You may think you offer competitive pay, but do you know for sure?
In a 2018 survey, Indeed found that more than half (54%, to be exact) of respondents would consider changing jobs to get a pay raise. There are two sides to this statistic to consider.
On one side, if you could be at risk of losing half of your staff because they can get more money elsewhere, isn’t it worth knowing for sure if what you offer is in line with your competition?
And on the flip side, if you could draw a top performer away from their current job because they are underpaid, wouldn’t you want to do that?
One of the biggest success differentiators a company can have is its people. Getting compensation right is a key component to attracting and retaining top talent.
Read on to learn how to know for sure if your pay is competitive.
The Pay/Motivation Link
Research tells us that money doesn’t motivate people in most jobs today. What compels workers in the current information age to do their best are intangibles such as control over key aspects of their work, the ability to become competent in what they do, and doing meaningful work.
However, being underpaid is a demotivator. It’s like having a rock in your shoe–it’s nearly impossible to think about anything else.
If that rock isn’t removed with a pay increase, they may quit if they can make more doing similar work elsewhere. Filling that open position takes time and costs money.
But what may even be worse is if they don’t quit but instead choose to “quit and stay.” A person who quits and stays chooses to stay in the job, but their productivity is low, and their negativity brings other people down.
Paying incorrectly can work in the reverse as well – you could be paying some people too much, which obviously could be costing you money that you shouldn’t be spending in the first place.
If you don’t know what competitive pay is for a job but regularly grant raises and promotional increases, you could end up with people who are earning more than what is appropriate for their position. This is an unnecessary expense.
Now that we know how offering competitive pay saves you time and money, let’s talk about how to do it.
The What, When, and How of Market Analysis
There are many components of a solid compensation program. One is doing a competitive market analysis, which determines the competitiveness of employee pay and can become the basis for creating or updating pay ranges.
It involves matching the jobs in your organization to similar positions in the labor market from which you hire employees. Salary surveys are used to find market data.
It is usually enough to do a market analysis of all positions every 2-3 years. However, there are times when certain jobs are in high demand, which will warrant a more frequent analysis of those positions. In industries that are evolving more quickly, such as technology, it’s important to watch the change in pay of positions closely in order to ensure that you remain competitive.
You’ll also want to make sure you’re doing a market analysis when you create a new position in your company to make sure you’re not starting people off at the wrong pay right from the beginning.
You can conduct a market analysis yourself, but analyzing compensation data is not typically straightforward and can be time-consuming.

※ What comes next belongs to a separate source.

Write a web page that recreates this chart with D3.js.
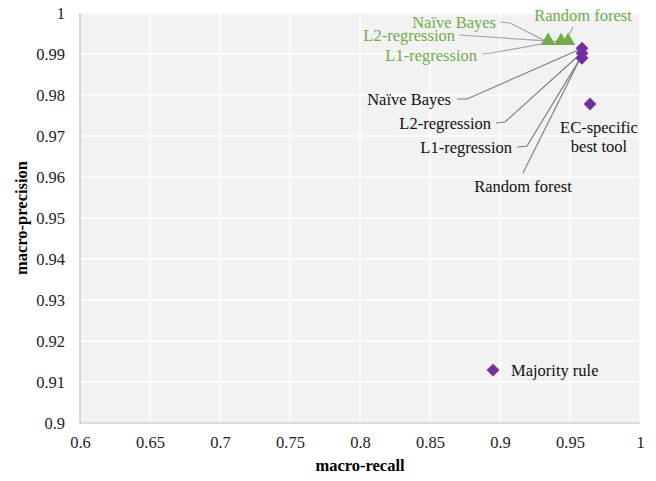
<!DOCTYPE html>
<html><head><meta charset="utf-8">
<script src="https://cdn.jsdelivr.net/npm/d3@7"></script>
<style>body{margin:0;background:#fff}svg{display:block}
svg text{font-family:"Liberation Serif","Times New Roman","DejaVu Serif",serif;}
</style>
</head><body>
<svg id="c" width="656" height="481"></svg>
<script>
// ---- data ----
const xTicks = [0.6,0.65,0.7,0.75,0.8,0.85,0.9,0.95,1];
const yTicks = [0.9,0.91,0.92,0.93,0.94,0.95,0.96,0.97,0.98,0.99,1];
const greenNames = ["Naïve Bayes","L2-regression","L1-regression","Random forest"];
const greenRecall = [0.9343,0.9345,0.9436,0.9486];
const greenPrecision = [0.9932,0.9932,0.9932,0.9932];
const purpleNames = ["Naïve Bayes","L2-regression","L1-regression","Random forest","EC-specific best tool","Majority rule"];
const purpleRecall = [0.9586,0.9586,0.9585,0.9585,0.9643,0.895];
const purplePrecision = [0.9914,0.9902,0.9890,0.9890,0.9778,0.9129];

// ---- layout ----
const W=656,H=481, L=80,R=640,T=13,B=423;
const svg=d3.select("#c");
const x=d3.scaleLinear().domain([0.6,1]).range([L,R]);
const y=d3.scaleLinear().domain([0.9,1]).range([B,T]);
const fs=16.5;

svg.append("rect").attr("x",L).attr("y",T).attr("width",R-L).attr("height",B-T).attr("fill","#f2f2f2");
// gridlines
svg.append("g").selectAll("line").data(xTicks.slice(1)).join("line")
  .attr("x1",d=>x(d)).attr("x2",d=>x(d)).attr("y1",T).attr("y2",B)
  .attr("stroke","#fff").attr("stroke-width",1.3);
svg.append("g").selectAll("line").data(yTicks.slice(1)).join("line")
  .attr("x1",L).attr("x2",R).attr("y1",d=>y(d)).attr("y2",d=>y(d))
  .attr("stroke","#fff").attr("stroke-width",1.3);
// axis lines
svg.append("line").attr("x1",L).attr("x2",L).attr("y1",T).attr("y2",B).attr("stroke","#bfbfbf").attr("stroke-width",1.2);
svg.append("line").attr("x1",L).attr("x2",R).attr("y1",B).attr("y2",B).attr("stroke","#bfbfbf").attr("stroke-width",1.2);

// tick labels via axes
const xa=d3.axisBottom(x).tickValues(xTicks).tickSize(0).tickPadding(0).tickFormat(d=>String(+d.toFixed(2)));
const gx=svg.append("g").attr("transform",`translate(0,${B})`).call(xa).attr("font-family",null);
gx.select(".domain").remove();
gx.selectAll("text").attr("dy",null).attr("y",25).style("font-size",fs+"px").attr("fill","#222");
const ya=d3.axisLeft(y).tickValues(yTicks).tickSize(0).tickPadding(0).tickFormat(d=>String(+d.toFixed(2)));
const gy=svg.append("g").attr("transform",`translate(${L},0)`).call(ya).attr("font-family",null);
gy.select(".domain").remove();
gy.selectAll("text").attr("x",-15).attr("dy","0.32em").style("font-size",fs+"px").attr("fill","#222");

// axis titles
svg.append("text").attr("x",(L+R)/2).attr("y",471).attr("text-anchor","middle")
  .style("font-size",fs+"px").attr("font-weight","bold").text("macro-recall");
svg.append("text").attr("transform",`translate(27,${(T+B)/2}) rotate(-90)`).attr("text-anchor","middle")
  .style("font-size",fs+"px").attr("font-weight","bold").text("macro-precision");

const green="#70ad47", purple="#7030a0";

// label layout: text position, anchor, leader path points before the data point
const greenLab=[
  {tx:496,ty:22,a:"end",pts:[[500,22],[510,23]]},
  {tx:455,ty:35,a:"end",pts:[[459,35]]},
  {tx:477,ty:55,a:"end",pts:[[482,54],[492,53]]},
  {tx:583,ty:15,a:"middle",pts:[[573,27]]}
];
const purpleLab=[
  {tx:451,ty:99,a:"end",pts:[[457,99],[467,99]]},
  {tx:491,ty:123,a:"end",pts:[[496,123],[505,122]]},
  {tx:512,ty:147,a:"end",pts:[[517,147],[527,146]]},
  {tx:523,ty:186,a:"middle",pts:[[523,173]]}
];

// leader lines
const line=d3.line();
greenNames.forEach((n,i)=>{
  const lb=greenLab[i];
  const px=x(greenRecall[i]), py=y(greenPrecision[i]);
  const end = i===3 ? [px-1,py-3] : [px-3,py];
  svg.append("path").attr("d",line([...lb.pts,end])).attr("fill","none").attr("stroke","#a6a6a6").attr("stroke-width",1.2);
});
purpleNames.slice(0,4).forEach((n,i)=>{
  const lb=purpleLab[i];
  const px=x(purpleRecall[i]), py=y(purplePrecision[i]);
  svg.append("path").attr("d",line([...lb.pts,[px-2,py+1]])).attr("fill","none").attr("stroke","#7f7f7f").attr("stroke-width",1.2);
});

// markers
const tri=d3.symbol().type(d3.symbolTriangle).size(88);
svg.append("g").selectAll("path").data(greenNames).join("path")
  .attr("d",tri).attr("fill",green)
  .attr("transform",(d,i)=>`translate(${x(greenRecall[i])},${y(greenPrecision[i])})`);
const dia=d3.symbol().type(d3.symbolSquare).size(82);
svg.append("g").selectAll("path").data(purpleNames).join("path")
  .attr("d",dia).attr("fill",purple)
  .attr("transform",(d,i)=>`translate(${x(purpleRecall[i])},${y(purplePrecision[i])}) rotate(45)`);

// labels
greenNames.forEach((n,i)=>{
  const lb=greenLab[i];
  svg.append("text").attr("x",lb.tx).attr("y",lb.ty).attr("dy","0.35em").attr("text-anchor",lb.a)
    .style("font-size",fs+"px").attr("fill",green).text(n);
});
purpleNames.slice(0,4).forEach((n,i)=>{
  const lb=purpleLab[i];
  svg.append("text").attr("x",lb.tx).attr("y",lb.ty).attr("dy","0.35em").attr("text-anchor",lb.a)
    .style("font-size",fs+"px").attr("fill","#111").text(n);
});
// EC-specific best tool (two lines)
const ecT=svg.append("text").attr("text-anchor","middle").style("font-size",fs+"px").attr("fill","#111");
ecT.append("tspan").attr("x",599).attr("y",127).attr("dy","0.35em").text("EC-specific");
ecT.append("tspan").attr("x",599).attr("y",146).attr("dy","0.35em").text("best tool");
svg.append("text").attr("x",x(purpleRecall[5])+18).attr("y",y(purplePrecision[5])).attr("dy","0.35em")
  .style("font-size",fs+"px").attr("fill","#111").text(purpleNames[5]);
</script>
</body></html>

There is a whole body of knowledge and expertise in the field of employee compensation.
Therefore, most organizations turn to their HR department–if they have experience doing compensation market analyses–and if not, they turn to consultants who have the compensation expertise.
Take the Lead
If doing a market analysis hasn’t been a priority, you’re in good company. It’s an area that is frequently overlooked, particularly by small, mid-sized, start-up, non-profit, and rapidly growing organizations.
The good news is that you now have the information you need to set your organization apart when recruiting and to reduce employee turnover.
How have you seen pay act as a demotivator for yourself, colleagues, or your team members?